_EXERCISE REQUIREMENTS_
From the first line of the data below through the line holding "9, 9.5, 10];", output each line exactly and leave the pictures out.

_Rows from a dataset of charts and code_
—————

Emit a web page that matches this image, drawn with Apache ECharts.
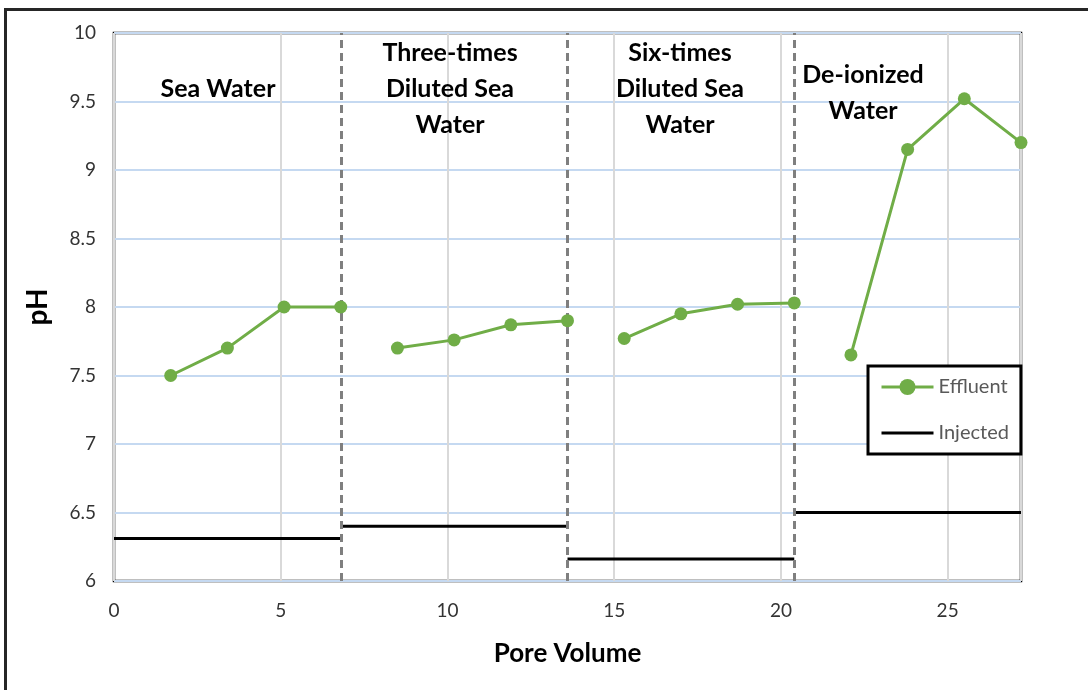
<!DOCTYPE html>
<html>
<head>
<meta charset="utf-8">
<script src="https://cdn.jsdelivr.net/npm/echarts@6/dist/echarts.min.js"></script>
<style>
html,body{margin:0;padding:0;background:#fff;overflow:hidden;}
#frame{position:absolute;left:4px;top:8px;width:1200px;height:800px;border-top:3px solid #262626;border-left:3px solid #262626;pointer-events:none;}
#chart{position:absolute;left:0;top:0;width:1088px;height:690px;}
</style>
</head>
<body>
<div id="chart"></div>
<div id="frame"></div>
<script>
// Pore volume (x) and pH (y) per stage
const effluentPV = [
  [1.7, 3.4, 5.1, 6.8],
  [8.5, 10.2, 11.9, 13.6],
  [15.3, 17.0, 18.7, 20.4],
  [22.1, 23.8, 25.5, 27.2]
];
const effluentPH = [
  [7.50, 7.70, 8.00, 8.00],
  [7.70, 7.76, 7.87, 7.90],
  [7.77, 7.95, 8.02, 8.03],
  [7.65, 9.15, 9.52, 9.20]
];
const stageBounds = [0, 6.8, 13.6, 20.4, 27.2];
const injectedPH = [6.31, 6.40, 6.16, 6.50];
const stageLabels = [
  "Sea Water",
  "Three-times\nDiluted Sea\nWater",
  "Six-times\nDiluted Sea\nWater",
  "De-ionized\nWater"
];
const xTicks = [0, 5, 10, 15, 20, 25];
const yTicks = [6, 6.5, 7, 7.5, 8, 8.5, 9, 9.5, 10];

// build series data with gaps between stages
const effData = [];
effluentPV.forEach((seg, i) => {
  seg.forEach((x, j) => effData.push([x, effluentPH[i][j]]));
  if (i < effluentPV.length - 1) effData.push(['-', '-']);
});
const injData = [];
injectedPH.forEach((v, i) => {
  injData.push([stageBounds[i], v]);
  injData.push([stageBounds[i + 1], v]);
  if (i < injectedPH.length - 1) injData.push(['-', '-']);
});
const dividers = stageBounds.slice(1, -1).map(x => ({ xAxis: x }));

const chart = echarts.init(document.getElementById('chart'), null, { renderer: 'canvas' });
const FONT = 'Lato';

// stage label anchor positions (pixel layout, not data)
const labelPos = [[218, 89], [450, 89], [680, 89], [863, 93]];

chart.setOption({
  animation: false,
  backgroundColor: 'transparent',
  grid: {
    left: 114, top: 33, right: 67, bottom: 109,
    show: true, borderColor: '#000', borderWidth: 2.5, backgroundColor: 'transparent'
  },
  xAxis: {
    type: 'value', min: 0, max: 27.2, interval: 5,
    name: 'Pore Volume', nameLocation: 'middle', nameGap: 60,
    nameTextStyle: { fontFamily: FONT, fontWeight: 'bold', fontSize: 26, color: '#000' },
    axisLine: { show: false },
    axisTick: { show: false },
    axisLabel: {
      showMaxLabel: false, margin: 20,
      fontFamily: FONT, fontSize: 19, color: '#333',
      formatter: v => xTicks.includes(v) ? String(v) : ''
    },
    splitLine: { show: true, lineStyle: { color: '#d9d9d9', width: 2 } }
  },
  yAxis: {
    type: 'value', min: 6, max: 10, interval: 0.5,
    name: 'pH', nameLocation: 'middle', nameGap: 62, nameRotate: 90,
    nameTextStyle: { fontFamily: FONT, fontWeight: 'bold', fontSize: 28, color: '#000' },
    axisLine: { show: false },
    axisTick: { show: false },
    axisLabel: {
      margin: 18, fontFamily: FONT, fontSize: 19, color: '#333',
      formatter: v => yTicks.includes(v) ? String(v) : ''
    },
    splitLine: { show: true, lineStyle: { color: '#c5d9f1', width: 2 } }
  },
  legend: {
    orient: 'vertical', left: 868, top: 366,
    data: [
      { name: 'Effluent' },
      { name: 'Injected', itemStyle: { opacity: 0 } }
    ],
    backgroundColor: '#fff', borderColor: '#000', borderWidth: 3,
    padding: [11, 12, 11, 12],
    itemWidth: 52, itemHeight: 20, itemGap: 26,
    lineStyle: { width: 3 },
    textStyle: { fontFamily: FONT, fontSize: 20, color: '#595959', padding: [0, 0, 0, 0] }
  },
  series: [
    {
      name: 'Injected', type: 'line', data: injData,
      symbol: 'none', connectNulls: false,
      lineStyle: { color: '#000', width: 3 }, itemStyle: { color: '#000', opacity: 0 },
      z: 3,
      markLine: {
        silent: true, symbol: ['none', 'none'], label: { show: false },
        lineStyle: { color: '#7f7f7f', width: 3, type: [8, 5], opacity: 1 },
        data: dividers, z: 4
      }
    },
    {
      name: 'Effluent', type: 'line', data: effData,
      symbol: 'circle', symbolSize: 13, connectNulls: false,
      lineStyle: { color: '#70ad47', width: 3 }, itemStyle: { color: '#70ad47' },
      z: 5
    }
  ],
  graphic: stageLabels.map((t, i) => ({
    type: 'text', x: labelPos[i][0], y: labelPos[i][1],
    style: {
      text: t, fontFamily: FONT, fontWeight: 'bold', fontSize: 25,
      fill: '#000', align: 'center', verticalAlign: 'middle', lineHeight: 36
    },
    z: 10
  }))
});
</script>
</body>
</html>
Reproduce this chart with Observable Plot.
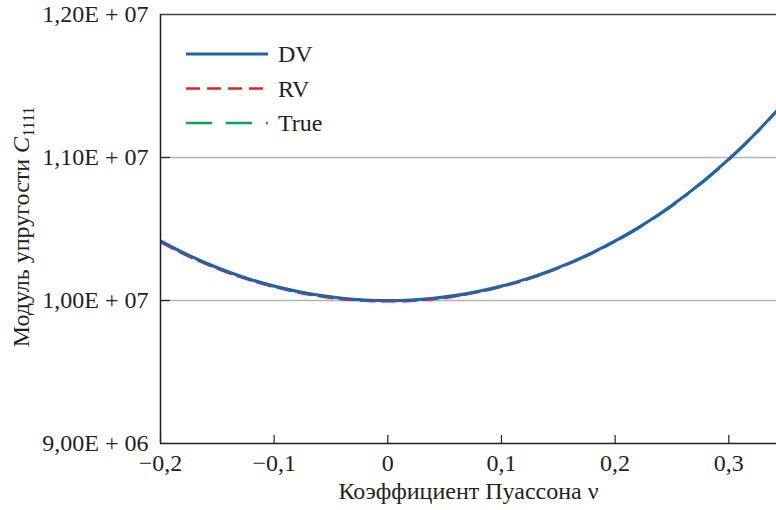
<!DOCTYPE html>
<html>
<head>
<meta charset="utf-8">
<script src="https://cdn.jsdelivr.net/npm/d3@7"></script>
<script src="https://cdn.jsdelivr.net/npm/@observablehq/plot@0.6"></script>
<style>
  html, body { margin: 0; padding: 0; background: #fff; }
  #chart { position: relative; width: 776px; height: 510px; }
  #chart svg, #chart svg text { font-family: "Liberation Serif", "Times New Roman", serif !important; }
</style>
</head>
<body>
<div id="chart"></div>
<script>
// Poisson ratio (x) values
const nu = [-0.20, -0.18, -0.16, -0.14, -0.12, -0.10, -0.08, -0.06, -0.04, -0.02, 0.00,
            0.02, 0.04, 0.06, 0.08, 0.10, 0.12, 0.14, 0.16, 0.18, 0.20,
            0.22, 0.24, 0.26, 0.28, 0.30, 0.32, 0.34, 0.345];
// Series values (C1111)
const dvValues = [10417000, 10335000, 10263000, 10200000, 10146000, 10101000, 10065000, 10036000, 10016000, 10004000, 10000000,
                  10004000, 10016000, 10036000, 10065000, 10101000, 10146000, 10200000, 10263000, 10335000, 10417000,
                  10508000, 10611000, 10725000, 10851000, 10989000, 11140000, 11307000, 11352000];
const rvValues = [10408000, 10326000, 10255000, 10192000, 10139000, 10094000, 10058000, 10029000, 10009000, 9998000, 9994000,
                  9997000, 10009000, 10030000, 10059000, 10096000, 10141000, 10195000, 10259000, 10331000, 10414000,
                  10505000, 10609000, 10723000, 10849000, 10987000, 11139000, 11306000, 11351000];
const trueValues = [10413000, 10331000, 10260000, 10197000, 10143000, 10098000, 10062000, 10033000, 10013000, 10001000, 9997000,
                    10001000, 10013000, 10033000, 10062000, 10098000, 10143000, 10196000, 10259000, 10330000, 10412000,
                    10503000, 10605000, 10719000, 10845000, 10984000, 11135000, 11303000, 11349000];
// Ticks and labels
const xTicks = [-0.2, -0.1, 0, 0.1, 0.2, 0.3];
const xTickLabels = ["\u22120,2", "\u22120,1", "0", "0,1", "0,2", "0,3"];
const yTicks = [9000000, 10000000, 11000000, 12000000];
const yTickLabels = ["9,00E + 06", "1,00E + 07", "1,10E + 07", "1,20E + 07"];
const xDomain = [-0.2, 0.342];
const yDomain = [9000000, 12000000];
const seriesNames = ["DV", "RV", "True"];
const xTitle = "Коэффициент Пуассона ν";
const yTitleMain = "Модуль упругости ";
const yTitleVar = "C";
const yTitleSub = "1111";

const colors = {DV: "#1f63ad", RV: "#ed1c24", True: "#00a651"};
const dashes = {DV: null, RV: "14,7", True: "26,14,26,14,2,14"};
const widths = {DV: 3, RV: 2.5, True: 2.5};

const rows = (vals, s) => nu.map((x, i) => ({x, y: vals[i], s}));
const dv = rows(dvValues, "DV"), rv = rows(rvValues, "RV"), tr = rows(trueValues, "True");

const textColor = "#231f20";
const serif = "'Liberation Serif', 'Times New Roman', serif";
const fs = 24;

const plot = Plot.plot({
  width: 776,
  height: 510,
  marginLeft: 160,
  marginRight: 0,
  marginTop: 14,
  marginBottom: 67,
  style: {fontFamily: serif, fontSize: fs + "px", color: textColor, background: "#fff"},
  x: {domain: xDomain},
  y: {domain: yDomain},
  marks: [
    Plot.ruleY([10000000, 11000000], {stroke: "#b3b3b3", strokeWidth: 1.5}),
    Plot.line(tr, {x: "x", y: "y", stroke: colors.True, strokeWidth: widths.True, strokeDasharray: dashes.True, curve: "catmull-rom", clip: true}),
    Plot.line(rv, {x: "x", y: "y", stroke: colors.RV, strokeWidth: widths.RV, strokeDasharray: dashes.RV, curve: "catmull-rom", clip: true}),
    Plot.line(dv, {x: "x", y: "y", stroke: colors.DV, strokeWidth: widths.DV, curve: "catmull-rom", clip: true}),
    Plot.ruleY([yDomain[1]], {stroke: "#444", strokeWidth: 1.5}),
    Plot.ruleY([yDomain[0]], {stroke: textColor, strokeWidth: 1.5}),
    Plot.ruleX([xDomain[0]], {stroke: textColor, strokeWidth: 1.5}),
    Plot.axisX({ticks: xTicks, tickSize: -8, text: null, label: null, stroke: textColor, strokeWidth: 1.2}),
    Plot.axisX({ticks: xTicks, tickSize: 0, tickPadding: 10, tickFormat: (d) => xTickLabels[xTicks.indexOf(d)], label: null, fill: textColor, fontSize: fs, fontFamily: serif}),
    Plot.axisY({ticks: yTicks.slice(1, 3), tickSize: -10, text: null, label: null, stroke: textColor, strokeWidth: 1.2}),
    Plot.axisY({ticks: yTicks, tickSize: 0, tickPadding: 12, tickFormat: (d) => yTickLabels[yTicks.indexOf(d)], label: null, fill: textColor, fontSize: fs, fontFamily: serif}),
    Plot.text([xTitle], {frameAnchor: "bottom", dy: 55, text: (d) => d, fill: textColor, fontSize: fs, fontFamily: serif})
  ]
});

document.getElementById("chart").appendChild(plot);

const svg = d3.select(plot);

// Y title with italic C and subscript
const yt = svg.append("text")
  .attr("transform", "translate(29,227) rotate(-90)")
  .attr("text-anchor", "middle")
  .attr("fill", textColor)
  .attr("font-size", fs);
yt.append("tspan").text(yTitleMain);
yt.append("tspan").attr("font-style", "italic").text(yTitleVar);
yt.append("tspan").attr("font-size", 16).attr("dy", 5).text(yTitleSub);

// Legend
const leg = svg.append("g");
seriesNames.forEach((name, i) => {
  const y = 54 + i * 34.5;
  leg.append("line")
    .attr("x1", 186).attr("x2", 268).attr("y1", y).attr("y2", y)
    .attr("stroke", colors[name]).attr("stroke-width", widths[name])
    .attr("stroke-dasharray", dashes[name]);
  leg.append("text")
    .attr("x", 278).attr("y", y).attr("dy", "0.35em")
    .attr("text-anchor", "start")
    .attr("fill", textColor).attr("font-size", fs)
    .text(name);
});
svg.selectAll("text").style("font-family", serif);
</script>
</body>
</html>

—————

_SOLVED EXERCISE_
Emit a web page that matches this image, drawn with Apache ECharts.
<!DOCTYPE html>
<html>
<head>
<meta charset="utf-8">
<script src="https://cdn.jsdelivr.net/npm/echarts@6/dist/echarts.min.js"></script>
<style>
html,body{margin:0;padding:0;background:#fff;overflow:hidden;}
#frame{position:absolute;left:4px;top:8px;width:1200px;height:800px;border-top:3px solid #262626;border-left:3px solid #262626;pointer-events:none;}
#chart{position:absolute;left:0;top:0;width:1088px;height:690px;}
</style>
</head>
<body>
<div id="chart"></div>
<div id="frame"></div>
<script>
// Pore volume (x) and pH (y) per stage
const effluentPV = [
  [1.7, 3.4, 5.1, 6.8],
  [8.5, 10.2, 11.9, 13.6],
  [15.3, 17.0, 18.7, 20.4],
  [22.1, 23.8, 25.5, 27.2]
];
const effluentPH = [
  [7.50, 7.70, 8.00, 8.00],
  [7.70, 7.76, 7.87, 7.90],
  [7.77, 7.95, 8.02, 8.03],
  [7.65, 9.15, 9.52, 9.20]
];
const stageBounds = [0, 6.8, 13.6, 20.4, 27.2];
const injectedPH = [6.31, 6.40, 6.16, 6.50];
const stageLabels = [
  "Sea Water",
  "Three-times\nDiluted Sea\nWater",
  "Six-times\nDiluted Sea\nWater",
  "De-ionized\nWater"
];
const xTicks = [0, 5, 10, 15, 20, 25];
const yTicks = [6, 6.5, 7, 7.5, 8, 8.5, 9, 9.5, 10];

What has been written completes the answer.